Total foreign investments (FI) approved in the first half of the year more than doubled following a 60 percent surge in the second quarter, data from the Philippine Statistics Authority (PSA) showed.
The total approved FI by six out of seven investment promotion agencies (IPAs), namely the Authority of the Freeport Area Bataan (AFAB), Board of Investments (BOI), Clark Development Corporation (CDC), Philippine Economic Zone Authority (PEZA), and Subic Bay Metropolitan Authority (SBMA) as well as Cagayan Economic Zone Authority (CEZA) hit P 95.6 billion from P45.2 billion in the previous year.
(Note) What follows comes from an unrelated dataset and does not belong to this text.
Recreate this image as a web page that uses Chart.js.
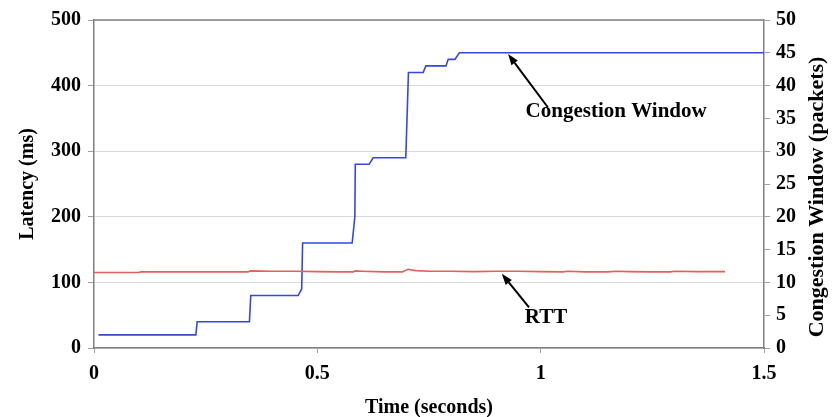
<!DOCTYPE html>
<html><head><meta charset="utf-8">
<script src="https://cdn.jsdelivr.net/npm/chart.js@4/dist/chart.umd.min.js"></script>
<style>html,body{margin:0;padding:0;background:#fff}</style>
</head><body>
<canvas id="c" width="832" height="417"></canvas>
<script>
// ---- data ----
const cwndTime    = [0.01,0.228,0.231,0.348,0.351,0.457,0.465,0.467,0.578,0.584,0.585,0.616,0.625,0.698,0.704,0.737,0.743,0.788,0.793,0.808,0.818,1.5];
const cwndPackets = [2,2,4,4,8,8,9,16,16,20,28,28,29,29,42,42,43,43,44,44,45,45];
const rttTime = [0,0.1,0.105,0.2,0.3,0.345,0.35,0.4,0.45,0.5,0.55,0.58,0.585,0.6,0.65,0.69,0.703,0.72,0.75,0.8,0.85,0.9,0.95,1.0,1.05,1.06,1.1,1.15,1.17,1.2,1.25,1.29,1.3,1.35,1.413];
const rttMs   = [115,115,116,116,116,116,117.5,117,117,116.5,116,116,117.5,117,116,116,120,118,117,117,116.5,117,117,116.5,116,117,116,116,117,116.5,116,116,117,116.5,116.5];
const xTicks = [0,0.5,1,1.5];
const xTickLabels = ['0','0.5','1','1.5'];
const latencyTicks = [0,100,200,300,400,500];
const cwndTicks = [0,5,10,15,20,25,30,35,40,45,50];
const xTitle = 'Time (seconds)';
const yTitle = 'Latency (ms)';
const y1Title = 'Congestion Window (packets)';
// annotation labels: text, text anchor (time, latency), arrow tail, arrow head
const annTexts = ['Congestion Window','RTT'];
const annTextPos = [[1.169,360],[1.012,47]];
const annTail = [[1.016,367],[0.974,62]];
const annHead = [[0.927,448],[0.913,113]];

const FAM = '"Liberation Serif","Times New Roman",serif';
const tickFont = {family:FAM, size:20, weight:'bold'};

const extras = {
  id:'extras',
  afterDraw(chart){
    const {ctx, chartArea:a, scales} = chart;
    const x = scales.x, y = scales.y;
    ctx.save();
    // top border
    ctx.strokeStyle = '#808080'; ctx.lineWidth = 1.5;
    ctx.beginPath(); ctx.moveTo(a.left, a.top); ctx.lineTo(a.right, a.top); ctx.stroke();
    // right title (reads bottom-to-top)
    ctx.fillStyle = '#000';
    ctx.font = 'bold 22px ' + FAM;
    ctx.textAlign = 'center'; ctx.textBaseline = 'middle';
    ctx.translate(817, 197); ctx.rotate(-Math.PI/2);
    ctx.fillText(y1Title, 0, 0);
    ctx.restore();
    // annotations
    ctx.save();
    for (let i=0;i<annTexts.length;i++){
      const tx = x.getPixelForValue(annTextPos[i][0]), ty = y.getPixelForValue(annTextPos[i][1]);
      ctx.fillStyle = '#000';
      ctx.font = 'bold 21px ' + FAM;
      ctx.textAlign='center'; ctx.textBaseline='middle';
      ctx.fillText(annTexts[i], tx, ty);
      const x0 = x.getPixelForValue(annTail[i][0]), y0 = y.getPixelForValue(annTail[i][1]);
      const x1 = x.getPixelForValue(annHead[i][0]), y1 = y.getPixelForValue(annHead[i][1]);
      const ang = Math.atan2(y1-y0, x1-x0);
      const L = 11, W = 4;
      const bx = x1 - L*Math.cos(ang), by = y1 - L*Math.sin(ang);
      ctx.strokeStyle='#000'; ctx.lineWidth=2;
      ctx.beginPath(); ctx.moveTo(x0,y0); ctx.lineTo(bx,by); ctx.stroke();
      ctx.beginPath();
      ctx.moveTo(x1,y1);
      ctx.lineTo(bx + W*Math.sin(ang), by - W*Math.cos(ang));
      ctx.lineTo(bx - W*Math.sin(ang), by + W*Math.cos(ang));
      ctx.closePath(); ctx.fill();
    }
    ctx.restore();
  }
};

new Chart(document.getElementById('c'), {
  type:'line',
  data:{
    datasets:[
      {label:'RTT', data: rttTime.map((t,i)=>({x:t,y:rttMs[i]})), yAxisID:'y',
       borderColor:'rgb(226,96,86)', borderWidth:1.6, pointRadius:0, tension:0, fill:false},
      {label:'Congestion Window', data: cwndTime.map((t,i)=>({x:t,y:cwndPackets[i]})), yAxisID:'y1',
       borderColor:'rgb(52,72,222)', borderWidth:1.6, pointRadius:0, tension:0, fill:false}
    ]
  },
  options:{
    responsive:false, animation:false, devicePixelRatio:1,
    layout:{padding:{top:20,left:0,right:0,bottom:0}},
    plugins:{legend:{display:false}, tooltip:{enabled:false}},
    scales:{
      x:{type:'linear', min:0, max:1.5,
         afterBuildTicks:s=>{s.ticks = xTicks.map(v=>({value:v}));},
         afterFit:s=>{s.height=69;},
         ticks:{font:tickFont, color:'#000', padding:9, maxRotation:0, callback:(v,i)=>xTickLabels[i]},
         grid:{drawOnChartArea:false, tickLength:5, color:'#a0a0a0'},
         border:{color:'#808080', width:1.5},
         title:{display:true, text:xTitle, color:'#000', font:{family:FAM,size:20,weight:'bold',lineHeight:0.9}, padding:{top:0,bottom:0}}
      },
      y:{position:'left', min:0, max:500,
         afterBuildTicks:s=>{s.ticks = latencyTicks.map(v=>({value:v}));},
         afterFit:s=>{s.width=94;},
         ticks:{font:tickFont, color:'#000', padding:7},
         grid:{color:'#d9d9d9', tickColor:'#a0a0a0', tickLength:6},
         border:{color:'#808080', width:1.5},
         title:{display:true, text:yTitle, color:'#000', font:{family:FAM,size:20,weight:'bold',lineHeight:1}, padding:{top:18,bottom:0}}
      },
      y1:{position:'right', min:0, max:50,
         afterBuildTicks:s=>{s.ticks = cwndTicks.map(v=>({value:v}));},
         afterFit:s=>{s.width=68;},
         ticks:{font:tickFont, color:'#000', padding:6},
         grid:{drawOnChartArea:false, color:'#a0a0a0', tickLength:6},
         border:{color:'#808080', width:1.5}
      }
    }
  },
  plugins:[extras]
});
</script>
</body></html>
PSA said FIs approved in the second quarter amounted to P49.6 billion from P30.9 billion recorded in the same period of the previous year.
But Filipino investments fell 31 percent to P57.4 billion, from P83.8 billion.
These pushed investment commitments of foreign and Filipino nationals down by 6.7 percent to P107 billion during the period from previous year’s P114.7 billion.
Filipino nationals shared 53.7 percent of the total investment pledges during the quarter
The data showed Singapore topped all investors in the second quarter with P36.2 billion or 73 percent of total followed by Japan and the Netherlands at P4 billion and P1.3 billion, or 8.2 percent and 2.6 percent, respectively.
Top recipients by industry are electricity, gas, steam and air conditioning supply in the second quarter with P35.7 billion or 72 percent share, followed by manufacturing, P6.1 billion or 12.4 percent share and; administrative and support service activities, P3.1 billion or 6.3 percent.
The biggest approved foreign investments in the second quarter of 2019, amounting to P41.4 billion or 83.4 percent would be intended to finance projects in Region IVA – CALABARZON. The second biggest, amounting to P 4.2 billion or 8.5 percent, was pledged to National Capital Region. Region III-Central Luzon followed with P1.8 billion or 3.7 percent approved FI.
Total amount of projects by foreign and Filipino investors in the second quarter of 2019 are expected to generate 30,135 jobs.
This number of jobs is 32.3 percent lower than the projected employment of 44,526 jobs in the same quarter in 2018.